FOR the past few years, some congressmen have tried to reintroduce a 60-year-old law that regulated radio and TV airwaves. Most of their recent efforts, however, have gone unnoticed outside Washington - until now.
Congress's fourth attempt to reenact the Fairness Doctrine since it was struck down during the Reagan administration is capturing attention in media circles across the country. Opponents argue that is precisely why the law should be kept off the books.
The doctrine dates to 1927, when the government decided that a policing mechanism was needed to regulate the limited access to the broadcast medium, part of the public domain.

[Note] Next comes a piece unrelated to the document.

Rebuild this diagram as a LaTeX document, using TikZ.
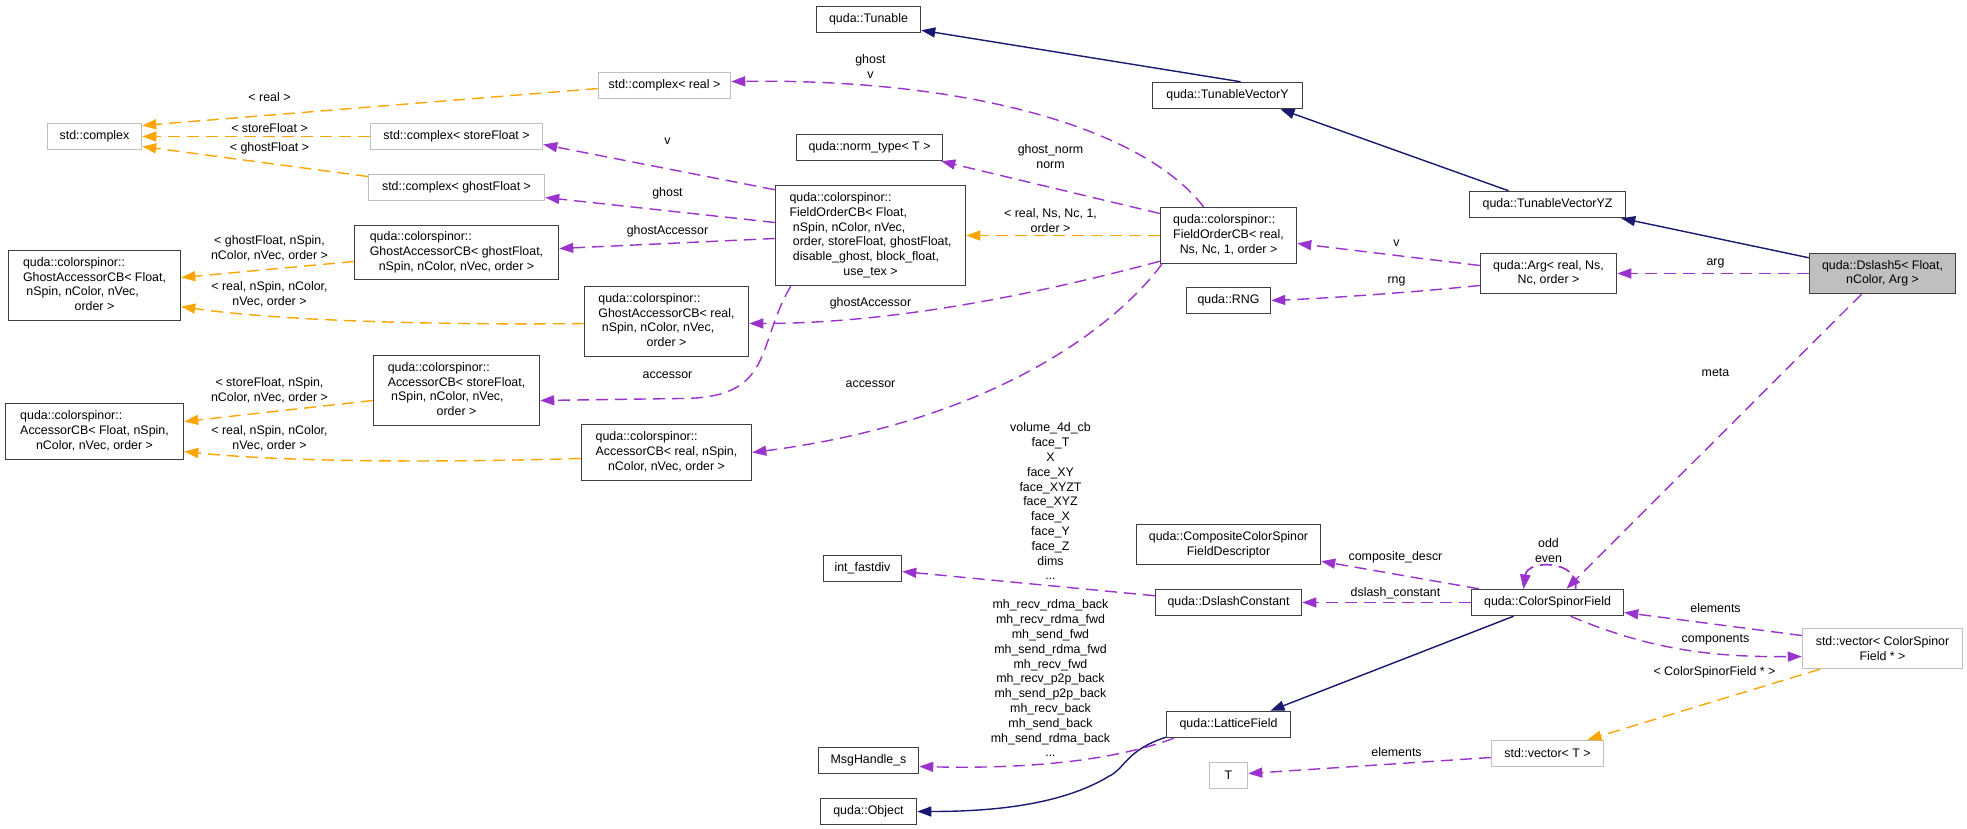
\documentclass[tikz,border=0pt]{standalone}
\usepackage{fontspec}
\setmainfont{Liberation Sans}
\usetikzlibrary{arrows.meta,calc}
\definecolor{pur}{HTML}{9A32CD}
\definecolor{org}{HTML}{FFA500}
\definecolor{nav}{HTML}{191970}
\definecolor{gbd}{HTML}{BFBFBF}
\definecolor{bdr}{HTML}{404040}
\newcommand{\lns}[2]{\begin{tabular}{@{}l@{}}#1\\\multicolumn{1}{@{}c@{}}{#2}\end{tabular}}
\tikzset{
  cls/.style={draw=bdr, line width=1.5pt, inner sep=0pt, align=center, fill=white},
  ext/.style={draw=gbd, line width=1.5pt, inner sep=0pt, align=center, fill=white},
  lab/.style={inner sep=0pt, align=center},
  tip/.style={-{Triangle[length=14pt,width=10pt]}},
  pd/.style={draw=pur, line width=1.4pt, dash pattern=on 12pt off 7pt, tip},
  od/.style={draw=org, line width=1.4pt, dash pattern=on 12pt off 7pt, tip},
  nv/.style={draw=nav, line width=1.4pt, tip},
}
\begin{document}
\begin{tikzpicture}[x=1pt,y=-1pt,font=\fontsize{12.4}{14.8}\selectfont]
\useasboundingbox[fill=white] (0,0) rectangle (1967,829);
\begin{scope}[shift={(0.5,0.5)}]
% nodes
\node[cls, minimum width=104pt, minimum height=26pt] (tun) at (868,19) {quda::Tunable};
\node[cls, minimum width=150pt, minimum height=26pt] (tvy) at (1227,95) {quda::TunableVectorY};
\node[cls, minimum width=156pt, minimum height=26pt] (tvyz) at (1547,204) {quda::TunableVectorYZ};
\node[cls, fill=gbd, minimum width=146pt, minimum height=40pt] (ds5) at (1882,273) {\lns{quda::Dslash5{\textless} Float,}{nColor, Arg {\textgreater}}};
\node[cls, minimum width=136pt, minimum height=40pt] (arg) at (1548,273) {\lns{quda::Arg{\textless} real, Ns,}{Nc, order {\textgreater}}};
\node[cls, minimum width=84pt, minimum height=26pt] (rng) at (1228,300) {quda::RNG};
\node[cls, minimum width=136pt, minimum height=56pt] (focbr) at (1228,235) {\lns{quda::colorspinor::\\FieldOrderCB{\textless} real,}{Ns, Nc, 1, order {\textgreater}}};
\node[cls, minimum width=190pt, minimum height=100pt] (focbf) at (870,235) {\lns{quda::colorspinor::\\FieldOrderCB{\textless} Float,\\\ nSpin, nColor, nVec,\\\ order, storeFloat, ghostFloat,\\\ disable\_ghost, block\_float,}{use\_tex {\textgreater}}};
\node[cls, minimum width=146pt, minimum height=26pt] (norm) at (869,147) {quda::norm\_type{\textless} T {\textgreater}};
\node[ext, minimum width=132pt, minimum height=26pt] (cplxr) at (664,85) {std::complex{\textless} real {\textgreater}};
\node[ext, minimum width=94pt, minimum height=26pt] (cplx) at (94,136) {std::complex};
\node[ext, minimum width=172pt, minimum height=26pt] (cplxs) at (456,136) {std::complex{\textless} storeFloat {\textgreater}};
\node[ext, minimum width=176pt, minimum height=26pt] (cplxg) at (456,187) {std::complex{\textless} ghostFloat {\textgreater}};
\node[cls, minimum width=204pt, minimum height=54pt] (gacg) at (456,252) {\lns{quda::colorspinor::\\GhostAccessorCB{\textless} ghostFloat,}{nSpin, nColor, nVec, order {\textgreater}}};
\node[cls, minimum width=172pt, minimum height=70pt] (gacf) at (94,285) {\lns{quda::colorspinor::\\GhostAccessorCB{\textless} Float,\\\ nSpin, nColor, nVec,}{order {\textgreater}}};
\node[cls, minimum width=164pt, minimum height=70pt] (gacr) at (666,321) {\lns{quda::colorspinor::\\GhostAccessorCB{\textless} real,\\\ nSpin, nColor, nVec,}{order {\textgreater}}};
\node[cls, minimum width=166pt, minimum height=70pt] (acs) at (456,390) {\lns{quda::colorspinor::\\AccessorCB{\textless} storeFloat,\\\ nSpin, nColor, nVec,}{order {\textgreater}}};
\node[cls, minimum width=178pt, minimum height=56pt] (acf) at (94,431) {\lns{quda::colorspinor::\\AccessorCB{\textless} Float, nSpin,}{nColor, nVec, order {\textgreater}}};
\node[cls, minimum width=170pt, minimum height=56pt] (acr) at (666,452) {\lns{quda::colorspinor::\\AccessorCB{\textless} real, nSpin,}{nColor, nVec, order {\textgreater}}};
\node[cls, minimum width=78pt, minimum height=26pt] (ifd) at (862,568) {int\_fastdiv};
\node[cls, minimum width=184pt, minimum height=40pt] (ccsfd) at (1228,544) {quda::CompositeColorSpinor\\FieldDescriptor};
\node[cls, minimum width=146pt, minimum height=26pt] (dslc) at (1228,602) {quda::DslashConstant};
\node[cls, minimum width=152pt, minimum height=26pt] (csf) at (1547,602) {quda::ColorSpinorField};
\node[cls, minimum width=124pt, minimum height=26pt] (lat) at (1228,724) {quda::LatticeField};
\node[cls, minimum width=100pt, minimum height=26pt] (msg) at (868,760) {MsgHandle\_s};
\node[cls, minimum width=96pt, minimum height=26pt] (obj) at (868,811) {quda::Object};
\node[ext, minimum width=38pt, minimum height=26pt] (tt) at (1228,775) {T};
\node[ext, minimum width=160pt, minimum height=40pt] (vecc) at (1882,648) {std::vector{\textless} ColorSpinor\\Field * {\textgreater}};
\node[ext, minimum width=112pt, minimum height=26pt] (vect) at (1547,753) {std::vector{\textless} T {\textgreater}};
% inheritance
\draw[nv] ($(tvy.north)+(13,0)$) -- ($(tun.south east)+(0,-3)$);
\draw[nv] ($(tvyz.north)+(-39,0)$) -- ($(tvy.south)+(53,0)$);
\draw[nv] ($(ds5.north west)+(0,5)$) -- ($(tvyz.south east)+(-5,0)$);
\draw[nv] ($(csf.south)+(-34,0)$) -- ($(lat.north)+(42,0)$);
\draw[nv] ($(lat.south west)+(0,-1)$) .. controls (1125,750) and (1125,768) .. (1108,776) .. controls (1060,805) and (990,811) .. (obj.east);
% usage
\draw[pd] (ds5.west) -- (arg.east);
\draw[pd] ($(ds5.south)+(-21,0)$) -- ($(csf.north)+(19,0)$);
\draw[pd] ($(csf.north)+(28,0)$) .. controls (1580,560) and (1527,558) .. ($(csf.north)+(-24,0)$);
\draw[pd] ($(csf.north)+(28,0)$) .. controls (1580,560) and (1527,558) .. ($(csf.north)+(-24,0)$);
\draw[pd] ($(arg.west)+(0,-8)$) -- ($(focbr.east)+(0,8)$);
\draw[pd] ($(arg.west)+(0,12)$) .. controls (1400,293) and (1320,298) .. (rng.east);
\draw[od] (focbr.west) -- (focbf.east);
\draw[pd] ($(focbr.west)+(0,-22)$) -- ($(norm.south east)+(-2,0)$);
\draw[pd] ($(focbr.north)+(-25,0)$) .. controls (1140,125) and (960,78) .. ($(cplxr.east)+(0,-4)$);
\draw[pd] ($(focbr.south west)+(0,-3)$) .. controls (1050,290) and (900,323) .. ($(gacr.east)+(0,2)$);
\draw[pd] ($(focbr.south west)+(2,0)$) .. controls (1120,320) and (1000,420) .. (acr.east);
\draw[pd] ($(focbf.north west)+(0,5)$) -- ($(cplxs.east)+(0,8)$);
\draw[pd] ($(focbf.west)+(0,-13)$) -- ($(cplxg.east)+(0,10)$);
\draw[pd] ($(focbf.west)+(0,3)$) -- ($(gacg.east)+(0,-4)$);
\draw[pd] ($(focbf.south west)+(16,0)$) .. controls (755,345) and (775,398) .. (680,398) -- ($(acs.east)+(0,10)$);
\draw[od] ($(cplxr.west)+(0,3)$) -- ($(cplx.east)+(0,-11)$);
\draw[od] (cplxs.west) -- (cplx.east);
\draw[od] ($(cplxg.west)+(0,-11)$) -- ($(cplx.east)+(0,10)$);
\draw[od] ($(gacg.west)+(0,9)$) -- ($(gacf.east)+(0,-8)$);
\draw[od] ($(gacr.west)+(0,2)$) .. controls (400,325) and (260,318) .. ($(gacf.east)+(0,21)$);
\draw[od] ($(acs.west)+(0,10)$) -- ($(acf.east)+(0,-10)$);
\draw[od] ($(acr.west)+(0,6)$) .. controls (400,463) and (270,460) .. ($(acf.east)+(0,20)$);
\draw[pd] ($(csf.north west)+(8,0)$) -- ($(ccsfd.south east)+(0,-4)$);
\draw[pd] (csf.west) -- (dslc.east);
\draw[pd] ($(dslc.north west)+(0,7)$) -- ($(ifd.east)+(0,3)$);
\draw[pd] ($(lat.south west)+(8,0)$) .. controls (1100,765) and (1000,768) .. ($(msg.east)+(0,6)$);
\draw[pd] ($(csf.south)+(23,0)$) .. controls (1640,645) and (1700,657) .. ($(vecc.west)+(0,8)$);
\draw[pd] ($(vecc.west)+(0,-13)$) -- ($(csf.east)+(0,10)$);
\draw[od] ($(vecc.south west)+(18,0)$) -- ($(vect.north)+(40,0)$);
\draw[pd] ($(vect.west)+(0,4)$) -- ($(tt.east)+(0,-2)$);
% labels
\node[lab] (l1) at (1715,263) {arg};
\node[lab] (l2) at (1715,372) {meta};
\node[lab] (l3) at (1548,550) {odd\\even};
\node[lab] (l4) at (1396,243) {v};
\node[lab] (l5) at (1396,281) {rng};
\node[lab] (l6) at (1050,220) {{\textless} real, Ns, Nc, 1,\\order {\textgreater}};
\node[lab] (l7) at (1050,156) {ghost\_norm\\norm};
\node[lab] (l8) at (870,66) {ghost\\v};
\node[lab] (l9) at (870,303) {ghostAccessor};
\node[lab] (l10) at (870,384) {accessor};
\node[lab] (l11) at (667,141) {v};
\node[lab] (l12) at (667,193) {ghost};
\node[lab] (l13) at (667,231) {ghostAccessor};
\node[lab] (l14) at (667,375) {accessor};
\node[lab] (l15) at (269,97) {{\textless} real {\textgreater}};
\node[lab] (l16) at (269,128) {{\textless} storeFloat {\textgreater}};
\node[lab] (l17) at (269,148) {{\textless} ghostFloat {\textgreater}};
\node[lab] (l18) at (269,248) {{\textless} ghostFloat, nSpin,\\nColor, nVec, order {\textgreater}};
\node[lab] (l19) at (269,294) {{\textless} real, nSpin, nColor,\\nVec, order {\textgreater}};
\node[lab] (l20) at (269,390) {{\textless} storeFloat, nSpin,\\nColor, nVec, order {\textgreater}};
\node[lab] (l21) at (269,438) {{\textless} real, nSpin, nColor,\\nVec, order {\textgreater}};
\node[lab] (l22) at (1395,557) {composite\_descr};
\node[lab] (l23) at (1395,593) {dslash\_constant};
\node[lab] (l24) at (1050,501) {volume\_4d\_cb\\face\_T\\X\\face\_XY\\face\_XYZT\\face\_XYZ\\face\_X\\face\_Y\\face\_Z\\dims\\...};
\node[lab] (l25) at (1050,678) {mh\_recv\_rdma\_back\\mh\_recv\_rdma\_fwd\\mh\_send\_fwd\\mh\_send\_rdma\_fwd\\mh\_recv\_fwd\\mh\_recv\_p2p\_back\\mh\_send\_p2p\_back\\mh\_recv\_back\\mh\_send\_back\\mh\_send\_rdma\_back\\...};
\node[lab] (l26) at (1715,608) {elements};
\node[lab] (l27) at (1715,639) {components};
\node[lab] (l28) at (1714,672) {{\textless} ColorSpinorField * {\textgreater}};
\node[lab] (l29) at (1396,752) {elements};
\end{scope}
\end{tikzpicture}
\end{document}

Attempts by Congress and the Federal Communications Commission to codify the law were undertaken to ensure that a broadcaster would ``devote reasonable attention to the coverage of controversial issues of public importance.''
To do this, ``reasonable, although not necessarily equal,'' opportunities to express opposing views had to be afforded.
Since the rule's removal in 1987, however, the technological revolution has provided new outlets for people to voice their views. Thus critics of reinstating the doctrine - including many in the broadcast industry - believe government regulation isn't needed.
``The question is, who decides what is fair,'' says David Bartlett, president of the Radio-Television News Directors Association (RTNDA). ``An issue that's worth talking about has more than two sides, and the government decides after the fact which sides could be presented.''
The debate also revolves around personalities. Doctrine critics maintain that some lawmakers want to re-regulate the airwaves because of the rise of conservative talk-show hosts like Rush Limbaugh.
``This is an issue not about fairness, but about political control,'' says Doug Wills, spokesman for the National Association of Broadcasters.
Supporters, though, profess no political motive or interest in shaping the editorial content. They believe the airwaves are part of the public domain, and thus everyone should have access to them.
United States Rep. Edward Markey (D) of Massachusetts, a sponsor of the House bill reintroducing the doctrine, maintains: ``The [doctrine] does not allow the government to sit in judgment of the broadcaster's editorial judgment. It makes no requirement upon matters that are private or personal in nature, such as religious or moral views. This is not an onerous burden.''
Talk-show hosts have entered the fray on the side of the opponents, and they believe that they have the public's support. Blanquita Walsh Cullum, at WLEE Radio in Richmond, Va., says: ``The secret with talk radio that frightens people is that talk radio is not controllable.''
Washington lobbyists fighting the doctrine agree. ``The public doesn't want Jesse Helms or Ted Kennedy telling them what they should listen to,'' Mr. Bartlett says.
Critics also maintain that it can be costly to fight ``frivolous'' complaints. While many are simply thrown out, Bartlett says the average complaint has cost television stations $1 million and radio stations roughly $600,000 in legal fees when they chose to fight.
For many broadcasters, the debate is about constitutional rights. ``When I first started in this business, I worked under the Fairness Act. I don't do anything different today than I did then,'' says Paul Kyleof the National Association of Radio Talk Show Hosts.
Not all broadcasters are against the regulation, though. ``Any station that broadcasts Limbaugh has 21 other hours a day to put on other programs,'' says Peter Laufer, a news director at WWRC Radio in Washington. Airwaves are still public domain, he says.